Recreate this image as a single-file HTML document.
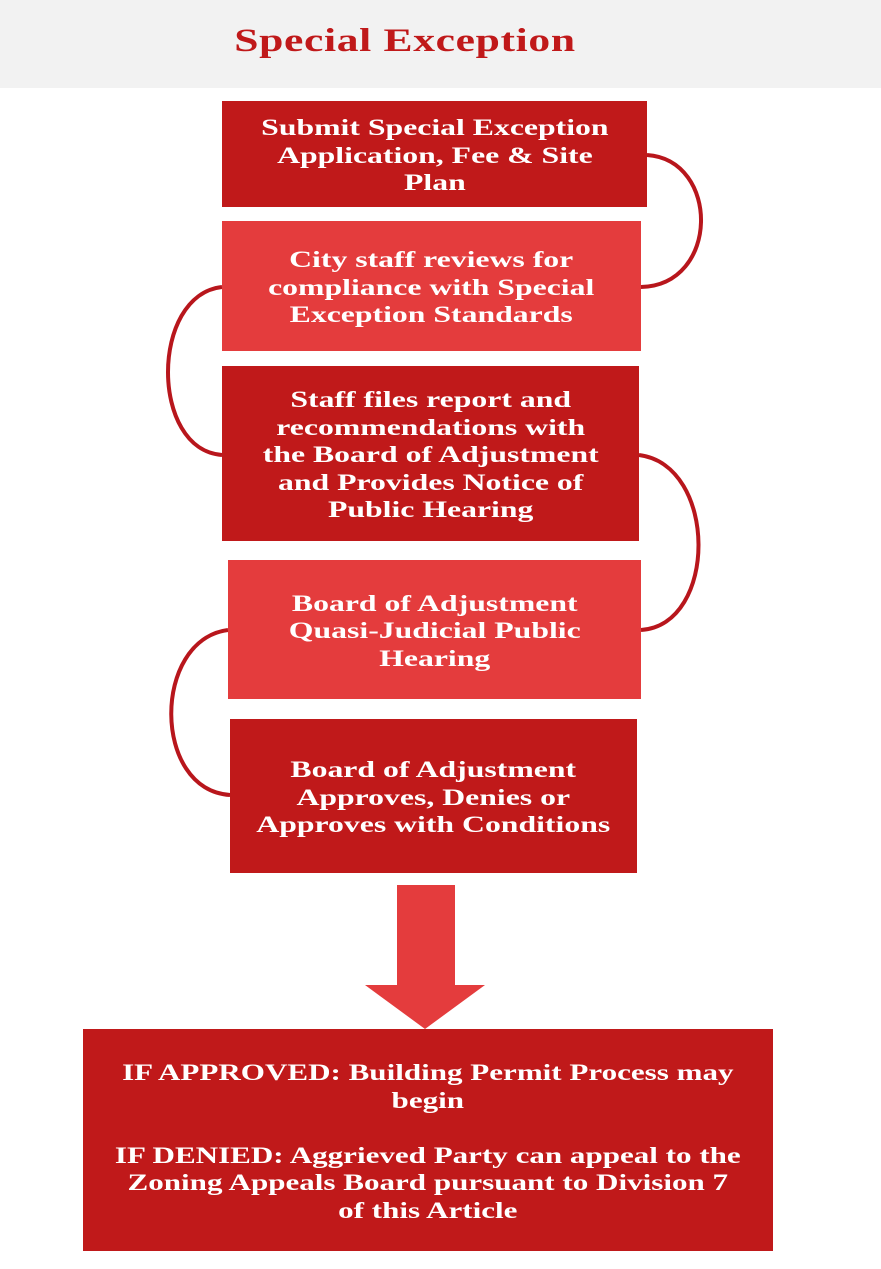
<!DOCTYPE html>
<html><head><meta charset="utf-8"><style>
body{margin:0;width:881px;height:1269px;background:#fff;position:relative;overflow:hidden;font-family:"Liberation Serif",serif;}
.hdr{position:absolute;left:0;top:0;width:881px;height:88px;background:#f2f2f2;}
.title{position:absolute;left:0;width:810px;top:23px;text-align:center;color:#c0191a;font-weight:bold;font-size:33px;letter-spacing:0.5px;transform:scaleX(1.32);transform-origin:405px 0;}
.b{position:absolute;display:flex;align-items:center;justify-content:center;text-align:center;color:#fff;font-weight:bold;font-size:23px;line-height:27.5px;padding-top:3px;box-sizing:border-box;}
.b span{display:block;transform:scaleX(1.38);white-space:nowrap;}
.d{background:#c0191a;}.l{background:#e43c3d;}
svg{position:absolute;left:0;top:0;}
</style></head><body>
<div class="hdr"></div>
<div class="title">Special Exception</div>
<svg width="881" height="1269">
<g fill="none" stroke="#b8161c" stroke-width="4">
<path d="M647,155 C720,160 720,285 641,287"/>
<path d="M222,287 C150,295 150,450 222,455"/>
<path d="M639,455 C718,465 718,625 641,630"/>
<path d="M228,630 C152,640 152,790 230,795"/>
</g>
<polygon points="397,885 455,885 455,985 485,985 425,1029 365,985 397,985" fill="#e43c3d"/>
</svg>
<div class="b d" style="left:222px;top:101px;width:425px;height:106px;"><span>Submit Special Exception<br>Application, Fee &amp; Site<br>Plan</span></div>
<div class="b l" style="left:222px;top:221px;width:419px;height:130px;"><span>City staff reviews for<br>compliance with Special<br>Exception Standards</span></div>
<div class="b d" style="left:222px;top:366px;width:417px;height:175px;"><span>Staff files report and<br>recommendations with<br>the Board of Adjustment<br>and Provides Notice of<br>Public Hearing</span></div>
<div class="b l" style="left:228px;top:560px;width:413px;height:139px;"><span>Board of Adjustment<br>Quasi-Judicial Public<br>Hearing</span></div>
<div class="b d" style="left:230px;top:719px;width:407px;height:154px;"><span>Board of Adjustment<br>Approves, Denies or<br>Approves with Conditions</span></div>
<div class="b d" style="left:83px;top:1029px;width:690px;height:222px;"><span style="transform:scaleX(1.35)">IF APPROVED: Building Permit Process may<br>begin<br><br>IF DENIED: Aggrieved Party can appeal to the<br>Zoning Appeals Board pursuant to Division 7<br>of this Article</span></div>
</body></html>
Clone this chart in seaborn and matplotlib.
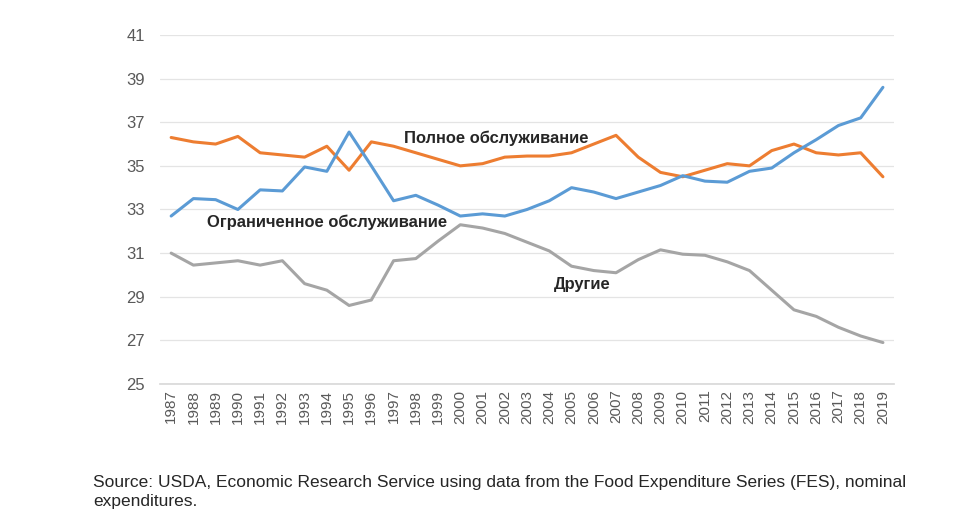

★ ★ ★ ★

Print the entries above exactly, taking out only the pictures.

Recreate this image as a single-file HTML document.
<!DOCTYPE html>
<html><head><meta charset="utf-8"><style>
body{margin:0;width:881px;height:1269px;background:#fff;position:relative;overflow:hidden;font-family:"Liberation Serif",serif;}
.hdr{position:absolute;left:0;top:0;width:881px;height:88px;background:#f2f2f2;}
.title{position:absolute;left:0;width:810px;top:23px;text-align:center;color:#c0191a;font-weight:bold;font-size:33px;letter-spacing:0.5px;transform:scaleX(1.32);transform-origin:405px 0;}
.b{position:absolute;display:flex;align-items:center;justify-content:center;text-align:center;color:#fff;font-weight:bold;font-size:23px;line-height:27.5px;padding-top:3px;box-sizing:border-box;}
.b span{display:block;transform:scaleX(1.38);white-space:nowrap;}
.d{background:#c0191a;}.l{background:#e43c3d;}
svg{position:absolute;left:0;top:0;}
</style></head><body>
<div class="hdr"></div>
<div class="title">Special Exception</div>
<svg width="881" height="1269">
<g fill="none" stroke="#b8161c" stroke-width="4">
<path d="M647,155 C720,160 720,285 641,287"/>
<path d="M222,287 C150,295 150,450 222,455"/>
<path d="M639,455 C718,465 718,625 641,630"/>
<path d="M228,630 C152,640 152,790 230,795"/>
</g>
<polygon points="397,885 455,885 455,985 485,985 425,1029 365,985 397,985" fill="#e43c3d"/>
</svg>
<div class="b d" style="left:222px;top:101px;width:425px;height:106px;"><span>Submit Special Exception<br>Application, Fee &amp; Site<br>Plan</span></div>
<div class="b l" style="left:222px;top:221px;width:419px;height:130px;"><span>City staff reviews for<br>compliance with Special<br>Exception Standards</span></div>
<div class="b d" style="left:222px;top:366px;width:417px;height:175px;"><span>Staff files report and<br>recommendations with<br>the Board of Adjustment<br>and Provides Notice of<br>Public Hearing</span></div>
<div class="b l" style="left:228px;top:560px;width:413px;height:139px;"><span>Board of Adjustment<br>Quasi-Judicial Public<br>Hearing</span></div>
<div class="b d" style="left:230px;top:719px;width:407px;height:154px;"><span>Board of Adjustment<br>Approves, Denies or<br>Approves with Conditions</span></div>
<div class="b d" style="left:83px;top:1029px;width:690px;height:222px;"><span style="transform:scaleX(1.35)">IF APPROVED: Building Permit Process may<br>begin<br><br>IF DENIED: Aggrieved Party can appeal to the<br>Zoning Appeals Board pursuant to Division 7<br>of this Article</span></div>
</body></html>
Clone this chart in seaborn and matplotlib.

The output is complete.